Avishai Cohen Trio: From Darkness


My beliefs about Israeli-born bassist Avishai Cohen have evolved over the years. Upon the release of his 1998 debut CD as leader, Adama, on Chick Corea’s Stretch/Concord imprint, I was immediately intrigued by the double-threat emergence of this major talent and recent addition to Mr. Corea’s working band. As a bass player he seemed a burst of sensitive virtuosity, quite fluid in approach but also post-John Patitucci, by which I mean unlike some of Mr. Corea’s prior sidemen his playing exhibited both soulfulness and restraint. I also recall initially thinking as well that here was a composer of great promise, and by-and-large that promise has been fulfilled for me across his eclectic fifteen-disc discography.

From Darkness, Mr. Cohen’s latest CD, available on Razdaz Recordz/Sunnyside, features pianist Nitai Hershkovits, drummer Daniel Dor and Mr. Cohen on bass. For me, a new and highly engaging ensemble precision thoroughly evident on this trio’s recording debut enhances and accompanies Avishai’s excellent compositions.

On “Beyond,” the album’s opening track, Daniel Dor’s masterful drumming, Nitai Hershkovits’ command of the piano’s full dynamic range and Avishai’s bass fills make for a winning two-minute introduction to what lies ahead. “Abie,” which follows, shows inventive use of the trio format; its recurrent Latin motif, displaced by individual bass and drum developments in the first half, followed by a haunting riff that ends with a surprise drop-off, evinces real arranging and writing acumen, creating multiple levels of interest greater than the sum of changes and solos that so many piano trios typically fall into.

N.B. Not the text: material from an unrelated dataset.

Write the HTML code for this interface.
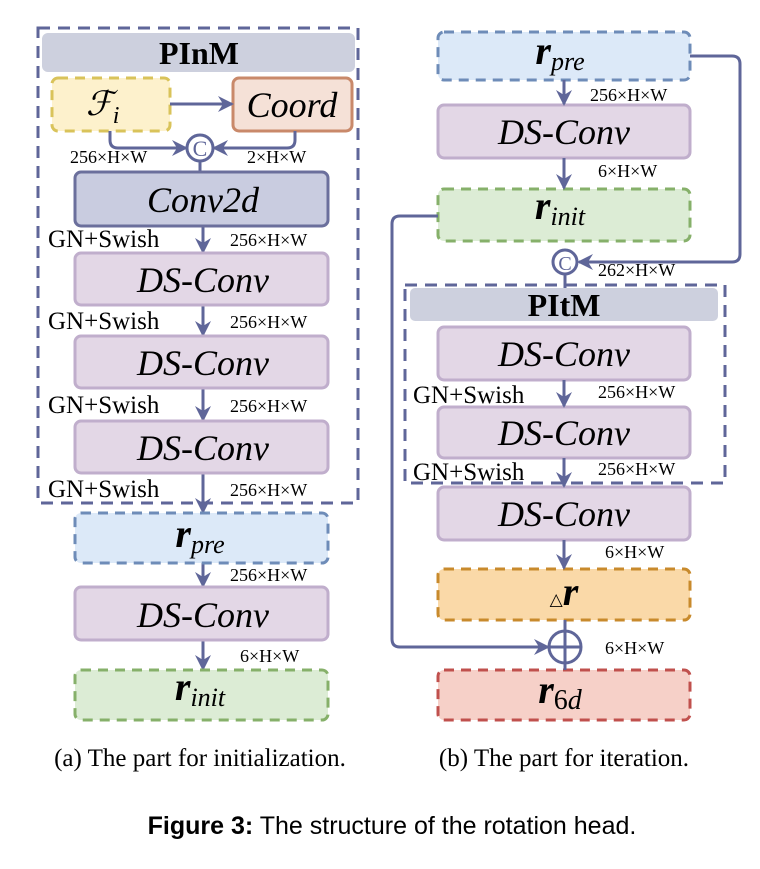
<!DOCTYPE html>
<html><head><meta charset="utf-8"><style>
body{margin:0;background:#fff;width:760px;height:864px;overflow:hidden}
svg text{font-family:"Liberation Serif","DejaVu Serif",serif}
</style></head><body>
<svg width="760" height="864" viewBox="0 0 760 864" xmlns="http://www.w3.org/2000/svg" font-family="Liberation Serif, serif">
<defs>
<marker id="b" markerWidth="16" markerHeight="16" refX="14" refY="8" orient="auto" markerUnits="userSpaceOnUse"><path d="M0,0 L16,8 L0,16 L5,8 z" fill="#5f6699"/></marker>
</defs>
<g stroke="#5f6699" stroke-width="3" fill="none">
<rect x="38" y="28" width="320" height="475" stroke-dasharray="12,8"/>
<rect x="405" y="285" width="320" height="198" stroke-dasharray="12,8"/>
</g>
<rect x="42" y="33" width="313" height="39" rx="6" fill="#cdd0de"/>
<text x="199" y="64" font-size="32" font-weight="bold" text-anchor="middle">PInM</text>
<rect x="410" y="288" width="308" height="33" rx="5" fill="#cdd0de"/>
<text x="564" y="316" font-size="32" font-weight="bold" text-anchor="middle">PItM</text>

<rect x="52" y="78" width="118" height="53" rx="6" fill="#fdf1cc" stroke="#d9c35a" stroke-width="3" stroke-dasharray="10,7"/>
<text x="86" y="115" font-size="34" font-style="italic">ℱ<tspan font-size="24" dy="8">i</tspan></text>
<rect x="233" y="78" width="119" height="53" rx="6" fill="#f5e1d7" stroke="#c9896a" stroke-width="3"/>
<text x="292" y="117" font-size="36" font-style="italic" text-anchor="middle">Coord</text>
<g stroke="#5f6699" stroke-width="3" fill="none">
<line x1="170" y1="104" x2="232" y2="104" marker-end="url(#b)"/>
<path d="M110,131 V140 Q110,148 118,148 H186" marker-end="url(#b)"/>
<path d="M295,131 V140 Q295,148 287,148 H214" marker-end="url(#b)"/>
<circle cx="200" cy="148" r="13" fill="#fff"/>
<line x1="200" y1="161" x2="200" y2="172"/>
<line x1="203" y1="226" x2="203" y2="252" marker-end="url(#b)"/>
<line x1="203" y1="305" x2="203" y2="335" marker-end="url(#b)"/>
<line x1="203" y1="388" x2="203" y2="420" marker-end="url(#b)"/>
<line x1="203" y1="473" x2="203" y2="512" marker-end="url(#b)"/>
<line x1="203" y1="563" x2="203" y2="586" marker-end="url(#b)"/>
<line x1="203" y1="640" x2="203" y2="669" marker-end="url(#b)"/>
</g>
<text x="200" y="156" font-size="22" text-anchor="middle" fill="#5f6699">C</text>
<text x="70" y="163" font-size="18">256×H×W</text>
<text x="247" y="163" font-size="18">2×H×W</text>
<rect x="75" y="172" width="253" height="54" rx="6" fill="#c9cce0" stroke="#6b6f9c" stroke-width="3"/>
<text x="203" y="212" font-size="36" font-style="italic" text-anchor="middle">Conv2d</text>
<g fill="#e3d7e6" stroke="#c0aecc" stroke-width="3">
<rect x="75" y="253" width="253" height="52" rx="6"/>
<rect x="75" y="336" width="253" height="52" rx="6"/>
<rect x="75" y="421" width="253" height="52" rx="6"/>
<rect x="75" y="587" width="253" height="53" rx="6"/>
<rect x="438" y="105" width="252" height="53" rx="6"/>
<rect x="438" y="327" width="252" height="53" rx="6"/>
<rect x="438" y="407" width="252" height="51" rx="6"/>
<rect x="438" y="487" width="252" height="53" rx="6"/>
</g>
<g text-anchor="middle" font-style="italic" font-size="36">
<text x="203" y="292">DS-Conv</text>
<text x="203" y="375">DS-Conv</text>
<text x="203" y="460">DS-Conv</text>
<text x="203" y="627">DS-Conv</text>
<text x="564" y="144">DS-Conv</text>
<text x="564" y="366">DS-Conv</text>
<text x="564" y="445">DS-Conv</text>
<text x="564" y="526">DS-Conv</text>
</g>
<g font-size="25">
<text x="48" y="247">GN+Swish</text>
<text x="48" y="329">GN+Swish</text>
<text x="48" y="413">GN+Swish</text>
<text x="48" y="497">GN+Swish</text>
<text x="413" y="403">GN+Swish</text>
<text x="413" y="480">GN+Swish</text>
</g>
<g font-size="18">
<text x="230" y="246">256×H×W</text>
<text x="230" y="328">256×H×W</text>
<text x="230" y="412">256×H×W</text>
<text x="230" y="496">256×H×W</text>
<text x="230" y="581">256×H×W</text>
<text x="240" y="662">6×H×W</text>
<text x="590" y="101">256×H×W</text>
<text x="598" y="177">6×H×W</text>
<text x="598" y="276">262×H×W</text>
<text x="598" y="398">256×H×W</text>
<text x="598" y="475">256×H×W</text>
<text x="605" y="558">6×H×W</text>
<text x="605" y="654">6×H×W</text>
</g>
<rect x="75" y="513" width="253" height="50" rx="6" fill="#dce9f8" stroke="#6e8cb8" stroke-width="3" stroke-dasharray="10,7"/>
<text x="200" y="547" font-size="40" font-style="italic" font-weight="bold" text-anchor="middle">r<tspan font-size="26" font-weight="normal" dy="6">pre</tspan></text>
<rect x="75" y="670" width="253" height="50" rx="6" fill="#dcecd5" stroke="#86b06a" stroke-width="3" stroke-dasharray="10,7"/>
<text x="200" y="700" font-size="40" font-style="italic" font-weight="bold" text-anchor="middle">r<tspan font-size="26" font-weight="normal" dy="6">init</tspan></text>

<rect x="438" y="32" width="252" height="48" rx="6" fill="#dce9f8" stroke="#6e8cb8" stroke-width="3" stroke-dasharray="10,7"/>
<text x="560" y="64" font-size="40" font-style="italic" font-weight="bold" text-anchor="middle">r<tspan font-size="26" font-weight="normal" dy="6">pre</tspan></text>
<rect x="438" y="189" width="252" height="52" rx="6" fill="#dcecd5" stroke="#86b06a" stroke-width="3" stroke-dasharray="10,7"/>
<text x="560" y="219" font-size="40" font-style="italic" font-weight="bold" text-anchor="middle">r<tspan font-size="26" font-weight="normal" dy="6">init</tspan></text>
<rect x="438" y="569" width="252" height="51" rx="6" fill="#fad9a8" stroke="#c88a2c" stroke-width="3" stroke-dasharray="10,7"/>
<text x="564" y="605" text-anchor="middle"><tspan font-size="17">△</tspan><tspan font-size="40" font-style="italic" font-weight="bold">r</tspan></text>
<rect x="438" y="670" width="252" height="50" rx="6" fill="#f6d0c8" stroke="#c0504d" stroke-width="3" stroke-dasharray="10,7"/>
<text x="560" y="703" font-size="40" font-style="italic" font-weight="bold" text-anchor="middle">r<tspan font-size="28" font-weight="normal" font-style="normal" dy="6">6<tspan font-style="italic">d</tspan></tspan></text>
<g stroke="#5f6699" stroke-width="3" fill="none">
<line x1="564" y1="80" x2="564" y2="104" marker-end="url(#b)"/>
<line x1="564" y1="158" x2="564" y2="188" marker-end="url(#b)"/>
<path d="M690,56 H732 Q740,56 740,64 V254 Q740,262 732,262 H579" marker-end="url(#b)"/>
<circle cx="565" cy="262" r="12" fill="#fff"/>
<line x1="565" y1="274" x2="565" y2="288"/>
<line x1="564" y1="380" x2="564" y2="406" marker-end="url(#b)"/>
<line x1="564" y1="458" x2="564" y2="486" marker-end="url(#b)"/>
<line x1="564" y1="540" x2="564" y2="568" marker-end="url(#b)"/>
<path d="M438,216 H400 Q392,216 392,224 V639 Q392,647 400,647 H548" marker-end="url(#b)"/>
<line x1="565" y1="620" x2="565" y2="670"/>
<circle cx="565" cy="647" r="16"/>
<line x1="549" y1="647" x2="581" y2="647"/>
</g>
<text x="565" y="270" font-size="20" text-anchor="middle" fill="#5f6699">C</text>

<text x="200" y="766" font-size="25" text-anchor="middle">(a) The part for initialization.</text>
<text x="564" y="766" font-size="25" text-anchor="middle">(b) The part for iteration.</text>
<text x="392" y="834" font-size="25" text-anchor="middle" style="font-family:'Liberation Sans',sans-serif"><tspan font-weight="bold">Figure 3:</tspan> The structure of the rotation head.</text>
</svg>
</body></html>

Of the many great solo features evident throughout this album, my favorites include Nitai’s piano solo on “C#” and Daniel’s brushwork on “Ballad for an Unborn,” where his subdued interplay seems all too rare in a world of loud drummers. On the other end of the dynamic range, “From Darkness,” catches fire due to Avishai’s lead electric bass work.

The contrast between the subtle dissonance of “Amethyst” and the cloudless-sky sunshine of Charlie Chaplin’s “Smile,” beautifully arranged to add a touch of doubt to the poignant melody, closes this disc on a most uplifting note. That sense of sunshine along with the precise, of-one-mind group interaction makes From Darkness my favorite among Avishai Cohen’s discs to date. With all there is to explore on this disc, I hope you’ll decide to listen and see if you don’t agree.